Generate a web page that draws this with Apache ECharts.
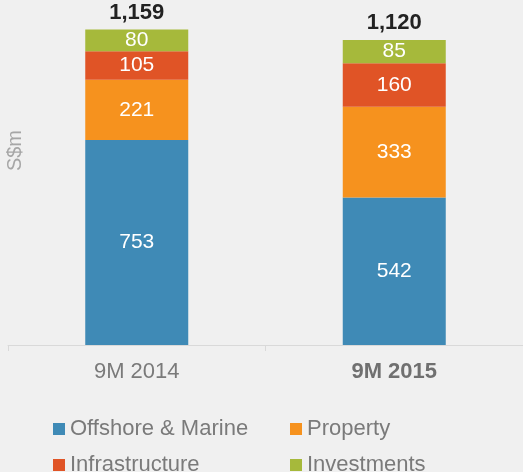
<!DOCTYPE html>
<html><head><meta charset="utf-8">
<script src="https://cdn.jsdelivr.net/npm/echarts@6/dist/echarts.min.js"></script>
<style>html,body{margin:0;padding:0;background:#f0f0f0;}#c{width:523px;height:472px;}</style>
</head><body><div id="c"></div>
<script>
const categories = ['9M 2014', '9M 2015'];
const offshoreMarine = [753, 542];
const property = [221, 333];
const infrastructure = [105, 160];
const investments = [80, 85];
const totals = [1159, 1120];
const yAxisName = 'S$m';

const FONT = '"Liberation Sans", Arial, sans-serif';
const chart = echarts.init(document.getElementById('c'));
const segLabel = {show: true, position: 'inside', color: '#fff', fontSize: 21, fontFamily: FONT};
function fmt(n){return n.toLocaleString('en-US');}
const legendText = {fontSize: 22, color: '#7a7a7a', fontFamily: FONT, lineHeight: 20};
const option = {
  backgroundColor: '#f0f0f0',
  animation: false,
  textStyle: {fontFamily: FONT},
  grid: {left: 8, right: 0, top: 18.3, bottom: 127},
  graphic: [{
    type: 'text', left: 5, top: 130, rotation: Math.PI/2,
    style: {text: yAxisName, fill: '#a6a6a6', font: '20px ' + FONT}
  }],
  legend: [
    {data: ['Offshore & Marine', 'Infrastructure'], orient: 'vertical', left: 53, top: 418, height: 60,
     itemWidth: 12, itemHeight: 12, itemGap: 14, icon: 'rect', textStyle: legendText, padding: 0},
    {data: ['Property', 'Investments'], orient: 'vertical', left: 290, top: 418, height: 60,
     itemWidth: 12, itemHeight: 12, itemGap: 14, icon: 'rect', textStyle: legendText, padding: 0}
  ],
  xAxis: {
    type: 'category', data: categories,
    axisLine: {lineStyle: {color: '#d9d9d9', width: 1}},
    axisTick: {show: true, length: 6, lineStyle: {color: '#d9d9d9'}},
    axisLabel: {
      margin: 16, fontSize: 22, color: '#7a7a7a', fontFamily: FONT,
      formatter: function(v, i){ return i === 1 ? '{b|' + v + '}' : v; },
      rich: {b: {fontSize: 22, fontWeight: 'bold', color: '#707070', fontFamily: FONT}}
    }
  },
  yAxis: {type: 'value', min: 0, max: 1200, show: false, splitLine: {show: false}},
  series: [
    {name: 'Offshore & Marine', type: 'bar', stack: 's', data: offshoreMarine, barWidth: '40%',
     itemStyle: {color: '#3f8ab6'}, label: segLabel},
    {name: 'Property', type: 'bar', stack: 's', data: property,
     itemStyle: {color: '#f6921e'}, label: segLabel},
    {name: 'Infrastructure', type: 'bar', stack: 's', data: infrastructure,
     itemStyle: {color: '#e05426'}, label: segLabel},
    {name: 'Investments', type: 'bar', stack: 's', data: investments,
     itemStyle: {color: '#a6b93b'}, label: segLabel},
    {name: 'total', type: 'bar', stack: 's', data: totals.map(()=>0),
     itemStyle: {color: 'transparent'}, legendHoverLink: false,
     label: {show: true, position: 'top', distance: 6, color: '#222', fontSize: 22, fontWeight: 'bold', fontFamily: FONT,
       formatter: function(p){ return fmt(totals[p.dataIndex]); }}}
  ]
};
chart.setOption(option);
</script></body></html>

⁂

* [YOUR OBJECTIVE]: Transcribe the whole listing, character for character, but not its images.

* [SOLUTION FOR THIS TASK]:
Generate a web page that draws this with Apache ECharts.
<!DOCTYPE html>
<html><head><meta charset="utf-8">
<script src="https://cdn.jsdelivr.net/npm/echarts@6/dist/echarts.min.js"></script>
<style>html,body{margin:0;padding:0;background:#f0f0f0;}#c{width:523px;height:472px;}</style>
</head><body><div id="c"></div>
<script>
const categories = ['9M 2014', '9M 2015'];
const offshoreMarine = [753, 542];
const property = [221, 333];
const infrastructure = [105, 160];
const investments = [80, 85];
const totals = [1159, 1120];
const yAxisName = 'S$m';

const FONT = '"Liberation Sans", Arial, sans-serif';
const chart = echarts.init(document.getElementById('c'));
const segLabel = {show: true, position: 'inside', color: '#fff', fontSize: 21, fontFamily: FONT};
function fmt(n){return n.toLocaleString('en-US');}
const legendText = {fontSize: 22, color: '#7a7a7a', fontFamily: FONT, lineHeight: 20};
const option = {
  backgroundColor: '#f0f0f0',
  animation: false,
  textStyle: {fontFamily: FONT},
  grid: {left: 8, right: 0, top: 18.3, bottom: 127},
  graphic: [{
    type: 'text', left: 5, top: 130, rotation: Math.PI/2,
    style: {text: yAxisName, fill: '#a6a6a6', font: '20px ' + FONT}
  }],
  legend: [
    {data: ['Offshore & Marine', 'Infrastructure'], orient: 'vertical', left: 53, top: 418, height: 60,
     itemWidth: 12, itemHeight: 12, itemGap: 14, icon: 'rect', textStyle: legendText, padding: 0},
    {data: ['Property', 'Investments'], orient: 'vertical', left: 290, top: 418, height: 60,
     itemWidth: 12, itemHeight: 12, itemGap: 14, icon: 'rect', textStyle: legendText, padding: 0}
  ],
  xAxis: {
    type: 'category', data: categories,
    axisLine: {lineStyle: {color: '#d9d9d9', width: 1}},
    axisTick: {show: true, length: 6, lineStyle: {color: '#d9d9d9'}},
    axisLabel: {
      margin: 16, fontSize: 22, color: '#7a7a7a', fontFamily: FONT,
      formatter: function(v, i){ return i === 1 ? '{b|' + v + '}' : v; },
      rich: {b: {fontSize: 22, fontWeight: 'bold', color: '#707070', fontFamily: FONT}}
    }
  },
  yAxis: {type: 'value', min: 0, max: 1200, show: false, splitLine: {show: false}},
  series: [
    {name: 'Offshore & Marine', type: 'bar', stack: 's', data: offshoreMarine, barWidth: '40%',
     itemStyle: {color: '#3f8ab6'}, label: segLabel},
    {name: 'Property', type: 'bar', stack: 's', data: property,
     itemStyle: {color: '#f6921e'}, label: segLabel},
    {name: 'Infrastructure', type: 'bar', stack: 's', data: infrastructure,
     itemStyle: {color: '#e05426'}, label: segLabel},
    {name: 'Investments', type: 'bar', stack: 's', data: investments,
     itemStyle: {color: '#a6b93b'}, label: segLabel},
    {name: 'total', type: 'bar', stack: 's', data: totals.map(()=>0),
     itemStyle: {color: 'transparent'}, legendHoverLink: false,
     label: {show: true, position: 'top', distance: 6, color: '#222', fontSize: 22, fontWeight: 'bold', fontFamily: FONT,
       formatter: function(p){ return fmt(totals[p.dataIndex]); }}}
  ]
};
chart.setOption(option);
</script></body></html>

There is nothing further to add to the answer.